SituationMechanismCatchesSide-effect semantics
Recoverable failure inside a task (validation, timeout, 5xx response)ErrorError boundary on activity / error event sub-processActivity ends in Failed; execution routes through the boundary’s outgoing flow
Out-of-band domain signal (SLA breach, manager-needs-to-know, “still continuing”)EscalationEscalation boundary on SubProcess / CallActivity, or escalation event sub-processInterrupting boundary cancels the host activity; non-interrupting runs the handler in parallel and the host continues
Reverse a successfully-completed activity (cancel a reservation that was made)CompensationCompensation boundary on the original activityReverse-order handler walk; each handler runs in an isolated child scope seeded with the compensable activity’s completion-time variables

The decision matrix:

  • The activity failed and you want recovery → Error.
  • The activity succeeded but a downstream step needs to undo it → Compensation.
  • The activity is still running (or completed normally) but a sibling needs to know something out-of-the-ordinary happened → Escalation.

Use error events whenever an activity can fail in a way the workflow can recover from. Fleans supports the three standard BPMN forms:

  1. Error boundary event attached to a serviceTask / scriptTask / userTask / callActivity.
  2. Error event sub-process (<subProcess triggeredByEvent="true"> containing <startEvent><errorEventDefinition/></startEvent>).
  3. Error end event thrown from inside a sub-process to be caught by a parent boundary.
<bpmn:serviceTask id="charge-payment" name="Charge Payment" />
<bpmn:boundaryEvent id="payment-failed" attachedToRef="charge-payment">
<bpmn:errorEventDefinition errorRef="PaymentError" />
</bpmn:boundaryEvent>
<bpmn:error id="PaymentError" errorCode="400" />

The errorRef resolves to a <bpmn:error errorCode="…"> declaration. If the boundary omits errorRef entirely, it acts as a catch-all — any error from the host activity routes through it. Specific-code matches always take priority over catch-all in the order of declaration.
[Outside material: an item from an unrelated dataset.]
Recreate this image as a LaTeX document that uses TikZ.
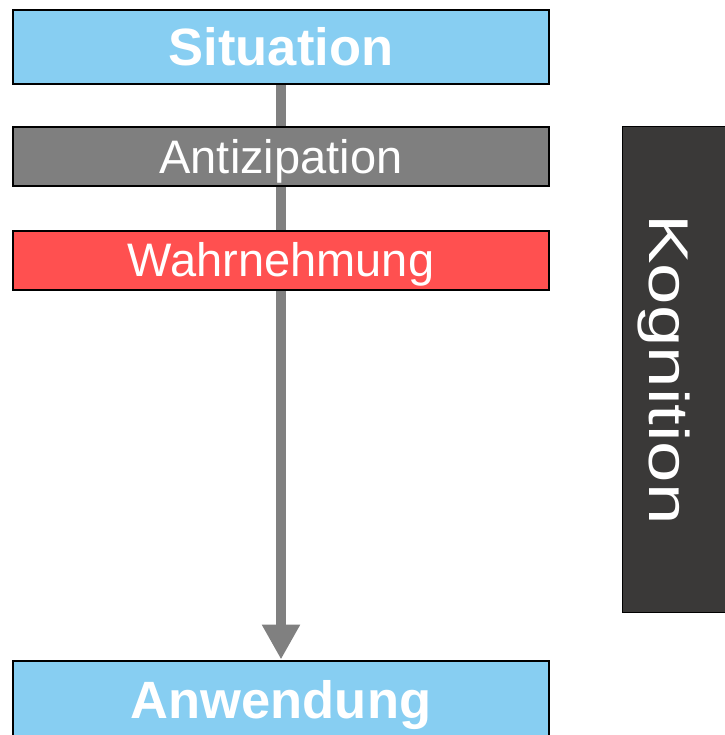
\documentclass[tikz,border=0pt]{standalone}
\usepackage{fontspec}
\setmainfont{Liberation Sans}
\newfontfamily\kogfont{Liberation Sans}[FakeStretch=1.33]
\usepackage{tikz}
\usetikzlibrary{arrows.meta, backgrounds}
\definecolor{kBlue}{HTML}{87CEF2}
\definecolor{kGray}{HTML}{7F7F7F}
\definecolor{kRed}{HTML}{FF5050}
\definecolor{kDark}{HTML}{3A3938}
\definecolor{kArrow}{HTML}{808080}
\tikzstyle{fBlueBox} = [rectangle, minimum width=536pt, minimum height=74pt, text height=37.5pt, text depth=0pt, inner sep=0pt, draw=black, line width=2pt, fill=kBlue, text=white, font=\fontsize{52.5}{58}\selectfont\bfseries]
\tikzstyle{fGrayBox} = [rectangle, minimum width=536pt, minimum height=59pt, text height=33.5pt, text depth=0pt, inner sep=0pt, draw=black, line width=2pt, fill=kGray, text=white, font=\fontsize{47}{52}\selectfont]
\tikzstyle{fRedBox} = [fGrayBox, fill=kRed]
\tikzstyle{fSideBox} = [rectangle, minimum width=108pt, minimum height=485pt, draw=black, line width=1pt, fill=kDark]
\tikzstyle{fSideText} = [rotate=-90, text height=40pt, text depth=0pt, inner sep=0pt, text=white, font=\kogfont\fontsize{56}{60}\selectfont]
\tikzstyle{fArrow} = [line width=10.5pt, draw=kArrow, -{Triangle[length=35pt, width=36pt]}]

\begin{document}
\begin{tikzpicture}[x=1pt, y=-1pt, node distance=103pt]
    \useasboundingbox (0,0) rectangle (724,735);
    \node (situation) [fBlueBox] at (281,47) {Situation};
    \node (antizipation) [fGrayBox, below of=situation, yshift=-7pt] {Antizipation};
    \node (wahrnehmung) [fRedBox, below of=antizipation] {Wahrnehmung};
    \node (anwendung) [fBlueBox, minimum height=78pt, below of=wahrnehmung, yshift=-336.5pt] {Anwendung};
    \node (kognition) [fSideBox] at (676,369.5) {};
    \node (kognitionlabel) [fSideText] at (669,369.5) {Kognition};

    \begin{pgfonlayer}{background}
        \draw [fArrow] (situation) -- (anwendung);
    \end{pgfonlayer}
\end{tikzpicture}
\end{document}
Per BPMN spec, error boundaries are always interrupting — Fleans rejects cancelActivity="false" on error boundaries, and the management UI’s editor disables the Interrupting checkbox for them.

Full fixture: tests/manual/11-error-boundary/error-on-call-activity.bpmn — deploy steps in tests/manual/11-error-boundary/test-plan.md.

Catches an error thrown anywhere inside the enclosing scope, not just on a single activity:

<bpmn:subProcess id="order-flow">
<!-- normal flow … -->
<bpmn:subProcess id="error-handler" triggeredByEvent="true">
<bpmn:startEvent id="caught">
<bpmn:errorEventDefinition errorRef="OrderError" />
</bpmn:startEvent>
<!-- handler activities … -->
</bpmn:subProcess>
</bpmn:subProcess>

Error event sub-processes are always interrupting per BPMN 2.0 §10.2.4 — they cancel sibling activities in the enclosing scope when fired. A BoundaryErrorEvent on the failing activity takes precedence over an error event sub-process.

Full fixture: tests/manual/19-event-subprocess-error/error-event-subprocess.bpmn.

Throwing errors from script and custom tasks

Section titled “Throwing errors from script and custom tasks”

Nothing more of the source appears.